For enthusiasts and scholars alike, grasping this complex history enriches every glass of Atay served with mint and hospitality—a drink that truly connects continents, centuries, and cultures.

Atay, Moroccan Tea | Symbol with a Millennial History

The story of Atay—Moroccan tea—is far older, more complex, and more deeply rooted than commonly assumed. Long before colonial times, tea arrived in Morocco via maritime routes linking China, the Arabian Peninsula, and the Maghreb, notably through Muslim merchants as early as the 9th century.

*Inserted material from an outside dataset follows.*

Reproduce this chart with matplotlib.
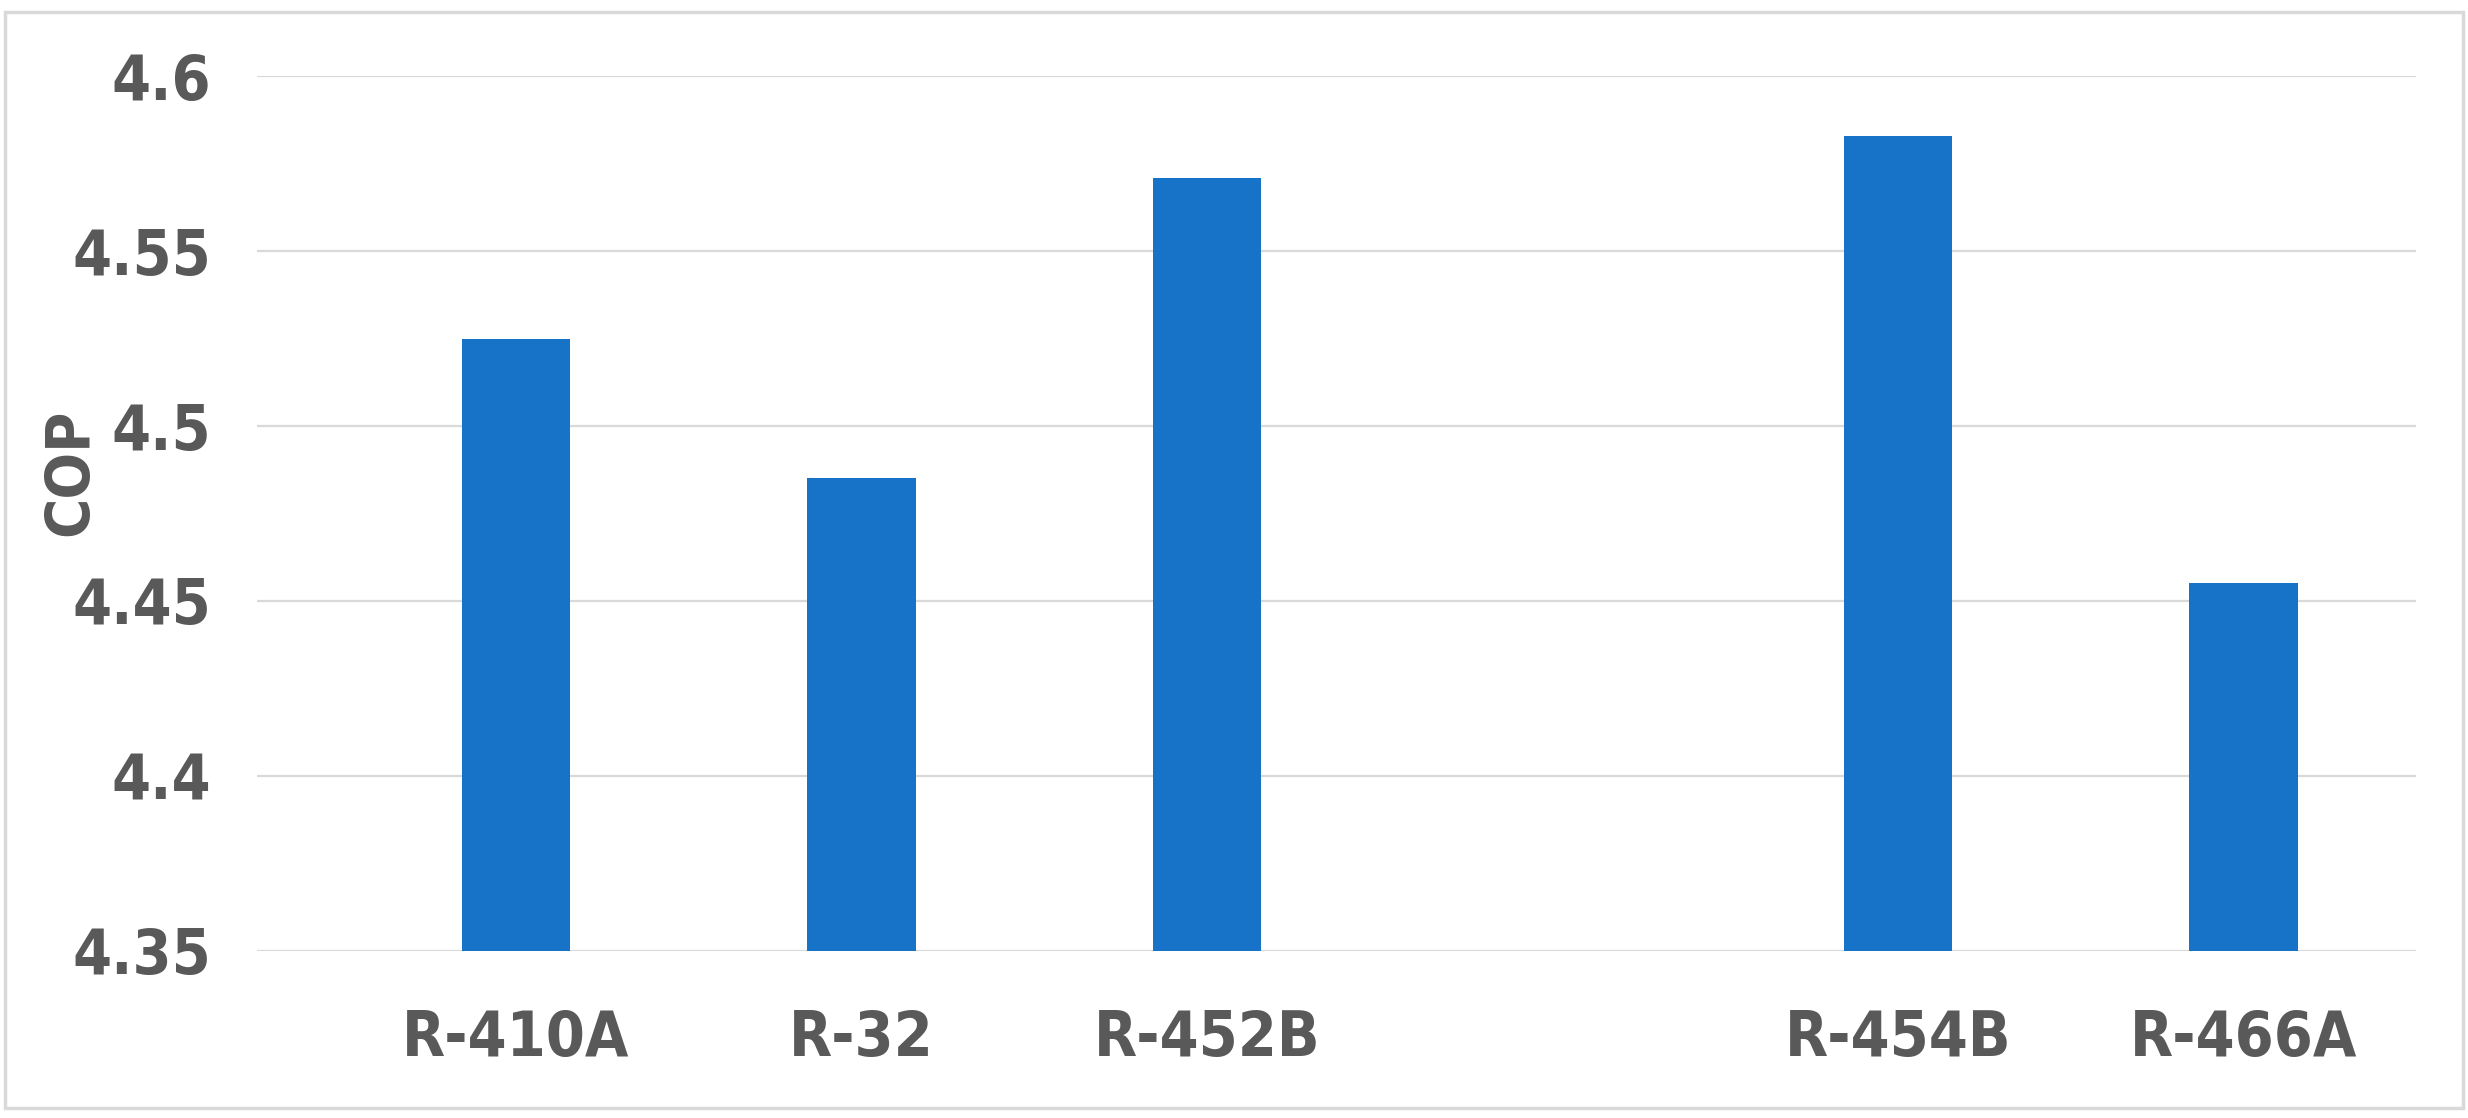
import matplotlib.pyplot as plt
from matplotlib.patches import Rectangle

# refrigerants (slot 4 is left empty in the original chart)
refrigerants = ["R-410A", "R-32", "R-452B", "", "R-454B", "R-466A"]
cop = [4.525, 4.485, 4.571, None, 4.583, 4.455]
yticks = [4.35, 4.4, 4.45, 4.5, 4.55, 4.6]

plt.rcParams['font.family'] = ['DejaVu Sans']
plt.rcParams['font.stretch'] = 'condensed'
text_color = "#595959"

fig = plt.figure(figsize=(24.68, 11.18), dpi=100)
ax = fig.add_axes([0.1041, 0.1494, 0.979 - 0.1041, 0.932 - 0.1494])

xs = [i for i, v in enumerate(cop) if v is not None]
vals = [v for v in cop if v is not None]
base = yticks[0]
ax.bar(xs, [v - base for v in vals], bottom=base, width=0.315, color="#1773C8", zorder=3)

ax.set_xlim(-0.75, 5.5)
ax.set_ylim(4.35, 4.6)
ax.set_yticks(yticks)
ax.set_yticklabels([f"{t:g}" for t in yticks])
ax.set_xticks(range(len(refrigerants)))
ax.set_xticklabels(refrigerants)

ax.grid(axis="y", color="#d9d9d9", linewidth=1.6, zorder=0)
for s in ax.spines.values():
    s.set_visible(False)
ax.tick_params(axis="both", length=0, colors=text_color, labelsize=45)
ax.tick_params(axis="x", pad=42)
ax.tick_params(axis="y", pad=33)
for lbl in ax.get_xticklabels() + ax.get_yticklabels():
    lbl.set_fontweight("bold")

ax.set_ylabel("COP", fontsize=44, fontweight="bold", color=text_color)
ax.yaxis.set_label_coords(-0.0725, 0.547)

# light outer frame
fig.patches.append(Rectangle((5 / 2468, 10 / 1118), 2458 / 2468, 1096 / 1118,
                             transform=fig.transFigure, fill=False,
                             edgecolor="#d9d9d9", linewidth=2.5))

fig.savefig("out.png", dpi=100)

The word Atay, borrowed from the southern Chinese word te by Arab traders, embodies this early transmission through the Indian Ocean and underscores the central role of Islamic civilization in major historical commercial and cultural exchanges. Far from a recent invention, the Moroccan ritual of brewing green tea with fresh mint—originally without sugar—belongs to a millennial tradition shaped by local tastes, natural resources, and a distinct cultural identity.

Placing Moroccan tea in this context allows for a fuller appreciation of its richness: each cup becomes an act of remembrance, a transmission across continents, generations, and civilizations. Drinking Moroccan tea is, in essence, drinking history—a living story, shared and deeply meaningful.